VMware Aria Automation Orchestrator 8.x
VMware Aria Automation 8.14.x
VMware Aria Automation 8.x
VMware Aria Automation Orchestrator 8.14.x
VMware Aria Automation Orchestrator 8.13.x
VMware Aria Automation Orchestrator 8.16.x
VMware Aria Automation 8.13.x
VMware Aria Automation 8.16.x

Cause

This behavior was introduced with the necessary changes implemented through VMSA-2024-0001.

If a custom form field uses an Orchestrator action with the following behavior:
  • retrieves some data.
  • has inputs that are bound to form fields which are marked as required.
The action will not execute until all of those required fields have non-empty values.

Resolution

You must rework the custom forms. Please follow the below guidance:

Remove the required constraint on the field altogether

Example: A user has set almost all fields in their custom form to mandatory because they want users to provide values for all of these fields. However, this form has a chained design. When a user provides a value for field A, it is used as an input to an action which returns a value for field B, which is then used as input which returns a value for field C and so on.
Recommended Change: In this case, the form designer needs only to set the last field as mandatory. When set this way, the requesting user would still need to populate all fields prior thus making them required.

Provide default values to required fields

Example: Many use cases include required fields to have some expected value, but not all form designers set it.
Recommended Change: Where possible, the custom form designer should set a default value for required fields.
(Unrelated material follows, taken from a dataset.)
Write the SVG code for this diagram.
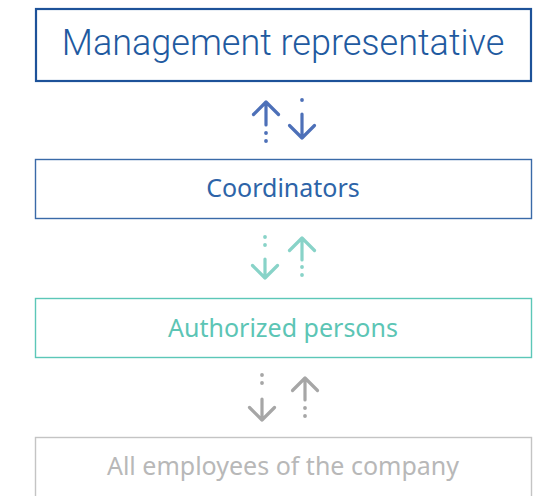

Inspect the form field dependency chains and re-order them accordingly

Example: If field B is required in a form that is placed after field A which uses field B as an input to an Orchestrator action, then field A would most likely be empty because the end user has not supplied a value to field B, yet.
Recommended Change: In this case, re-order the fields in such a way that for any field X, all fields that are used as inputs to an action and provide a value to said action, are placed before field X; No input field should be after it.

Additional Information

Impact/Risks:
Some of your custom form fields may remain empty when they would normally be expected to be populated with data loaded via an Orchestrator action.

However, if the end users provide values to these required fields (where possible should be most use cases), the user should be able to request the form normally. In this case, the form designer most likely did not put the form fields in the most optimal order.